A. C. – Souvent, les citoyens n’arrivent pas à accéder aux sources. La conséquence immédiate, c’est qu’une partie des citoyens ne fait pas valoir ses droits. Les consommateurs ignorent généralement que lorsqu’un vendeur ne met pas de délai de rétractation lors de la vente d’un objet, ce délai est infini… une situation défavorable peut perdurer dans le temps jusqu’à ne plus pouvoir être rééquilibrée à cause des délais de prescription. En droit du travail, c’est source de bien des problèmes, car les salariés et les employeurs ont tendance à se poser les questions de droit simplement lorsqu’ils se retrouvent en situation de conflit. La clarification du droit est un enjeu important pour les citoyens et pour la société. Elle permettrait de rendre les choses plus fluides, d’éviter des contentieux.

LPA – Comment est née l’AVIJED ?

A. C. – L’origine de l’association réside dans la rencontre, en mars 2013, de Sabra Ghayour, avocate d’origine canadienne, et Névine Lahlou, alors étudiante en droit. Toutes les deux étaient conscientes du déficit d’information juridique dont pâtit la France. Sabra, qui a vécu au Canada, connaissait le travail d’Educaloi, association québécoise de vulgarisation juridique. Névine a été sensibilisée à ces questions au cours de ses études à la Sorbonne. Elles ont réalisé qu’il existait des entités qui travaillent sur l’éducation au droit dans beaucoup de pays, mais pas en France. Ce duo a rapidement été rejoint par Dominique Ankri, juriste d’entreprise expérimentée qui a voulu s’investir à leurs côtés pour soutenir l’action de l’AVIJED. J’ai pour ma part rejoint l’équipe de l’AVIJED en 2014. L’association compte aujourd’hui treize membres actifs.

LPA – Comment travaille l’AVIJED ?

A. C. – L’AVIJED travaille sur trois axes. Le premier est la promotion de l’accès au droit. Notre but est de construire aux côtés de nos partenaires québécois et belges un réseau d’experts internationaux francophones sur la vulgarisation juridique. Cette action a été initiée le 4 février 2016, lors du colloque « DroitClair ! » qui a permis de rassembler des experts africains, belges, suisses… Chacun a pu partager l’expérience développée en vulgarisation, ce fut très riche. Cet axe est complété par la promotion de la vulgarisation du droit en France. Nous échangeons avec des acteurs du droit car il est important de sensibiliser les acteurs qui légifèrent à l’importance d’une rédaction accessible du droit.
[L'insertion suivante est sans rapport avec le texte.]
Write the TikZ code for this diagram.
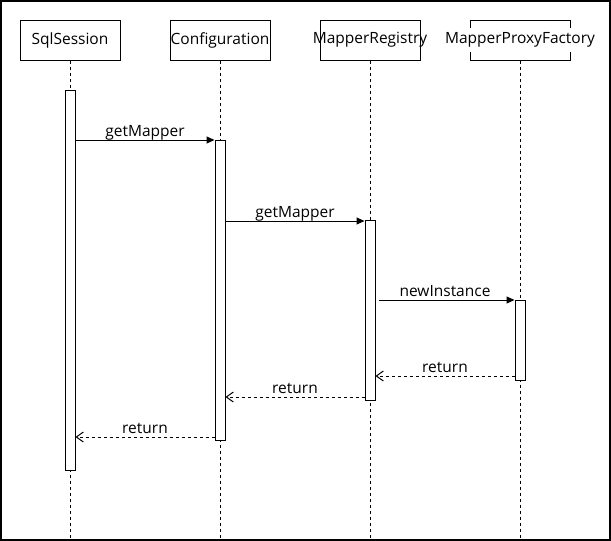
\documentclass[tikz,border=0pt]{standalone}
\usepackage{fontspec}
\setmainfont{Open Sans}
\usetikzlibrary{arrows.meta,calc}
\begin{document}
\begin{tikzpicture}[x=1pt,y=-1pt,
  every node/.style={font=\fontsize{15.5}{18}\selectfont},
  lifebox/.style={draw,line width=1pt,minimum width=100pt,minimum height=40pt,inner sep=0pt},
  lifeline/.style={line width=1pt,dash pattern=on 3pt off 3pt},
  actbar/.style={draw,line width=1pt,fill=white,minimum width=10pt,inner sep=0pt},
  callmsg/.style={line width=1pt,-{Triangle[length=8pt,width=7pt]}},
  retmsg/.style={line width=1pt,dash pattern=on 3pt off 3pt,-{Straight Barb[length=7pt,width=10pt]}},
  msglabel/.style={above,inner sep=1pt,text depth=0.25em}]
\useasboundingbox (0,0) rectangle (611,541);
\draw[line width=1.5pt] (0.75,0.75) rectangle (609.75,539.75);

% lifeline heads
\node[lifebox] (ss) at (70,40) {};
\node[lifebox] (cf) at (220,40) {};
\node[lifebox] (mr) at (370,40) {};
\node[lifebox] (mpf) at (520,40) {};

% lifeline ends
\coordinate (ssend) at (70,540);
\coordinate (cfend) at (220,540);
\coordinate (mrend) at (370,540);
\coordinate (mpfend) at (520,540);

\draw[lifeline] (ss.south) -- (ssend);
\draw[lifeline] (cf.south) -- (cfend);
\draw[lifeline] (mr.south) -- (mrend);
\draw[lifeline] (mpf.south) -- (mpfend);

% head labels
\node[inner sep=0pt] (sst) at (ss.center) {SqlSession};
\node[inner sep=0pt] (cft) at (cf.center) {Configuration};
\node[inner sep=0pt] (mrt) at (mr.center) {MapperRegistry};
\node[fill=white,inner xsep=0pt,inner ysep=5pt] (mpft) at (mpf.center) {MapperProxyFactory};

% activation bars
\node[actbar,minimum height=380pt] (a1) at (70,280) {};
\node[actbar,minimum height=300pt] (a2) at (220,290) {};
\node[actbar,minimum height=180pt] (a3) at (370,310) {};
\node[actbar,minimum height=80pt] (a4) at (520,340) {};

% message heights
\coordinate (y1) at (0,140);
\coordinate (y2) at (0,221);
\coordinate (y3) at (0,300);
\coordinate (y4) at (0,376);
\coordinate (y5) at (0,397);
\coordinate (y6) at (0,437);

\draw[callmsg] (a1.east |- y1) -- node[msglabel] {getMapper} (a2.west |- y1);
\draw[callmsg] (a2.east |- y2) -- node[msglabel] {getMapper} (a3.west |- y2);
\draw[callmsg,shorten <=3pt] (a3.east |- y3) -- node[msglabel] {newInstance} (a4.west |- y3);
\draw[retmsg] (a4.west |- y4) -- node[msglabel] {return} (a3.east |- y4);
\draw[retmsg] (a3.west |- y5) -- node[msglabel] {return} (a2.east |- y5);
\draw[retmsg] (a2.west |- y6) -- node[msglabel] {return} (a1.east |- y6);
\end{tikzpicture}
\end{document}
Un autre axe, beaucoup plus concret, est celui de promouvoir la vulgarisation, en animant des ateliers qu’on essaye de rendre le plus ludique possible. Ainsi, en mai 2016, nous avons animé un atelier dans le cadre du festival du « quartier du livre », organisé par la mairie du Ve arrondissement de Paris. Des acteurs ont joué une saynète racontant l’histoire d’un couple qui avait acheté un canapé qui ne rentrait pas dans le salon. Pouvaient-ils ou non rendre ce canapé ? C’est un problème très concret qui relève du droit de la rétractation. Cet événement a été très bien reçu, nous allons chercher à en développer de plus en plus. Le troisième axe de travail de l’AVIJED est consacré à la recherche.

LPA – Un de vos grands projets consiste à développer une plate-forme juridique…

A. C. – Nous y travaillons en effet, en partenariat avec le ministère de la Justice qui soutient financièrement notre travail. La plate-forme sera déployée en juin 2017 et publiera des fiches juridiques sur des sujets prioritaires : le droit du travail, le droit de la famille, le droit de la consommation… Ces fiches seront accessibles gratuitement, contrairement à celles des plates-formes commerciales.

LPA – Vous avez aussi un projet de vulgarisation pensé pour les personnes sourdes…

A. C. – Nous avons constaté que rien n’était, à ce jour, pensé pour les personnes sourdes et malentendantes. Nous menons actuellement un projet de réalisation de vidéos d’information juridique simplifiée en langue des signes avec notre partenaire ART’SIGN. Ce projet, unique en son genre, pallie un vide important en matière d’accès de l’information juridique pour les personnes sourdes et malentendantes. Ces vidéos seront publiées en mai 2017 lors du lancement de notre plate-forme d’information juridique. Ce projet est soutenu par le ministère de la Justice et la Fondation de France.

LPA – Vous menez également des travaux de recherche. En quoi consistent-ils ?

A. C. – Cette dynamique a été insufflée par Névine Lahlou dès 2013. Nous avons mené une première enquête en 2013-2014, avec le Village de la justice, sur la compréhension des textes de lois. Elle avait révélé que 88 % des citoyens perçoivent le droit comme difficilement compréhensible. Nous travaillons actuellement sur la compréhension des décisions de justice. Nous sommes en cours de sélection de décisions de justice de première instance à cet effet.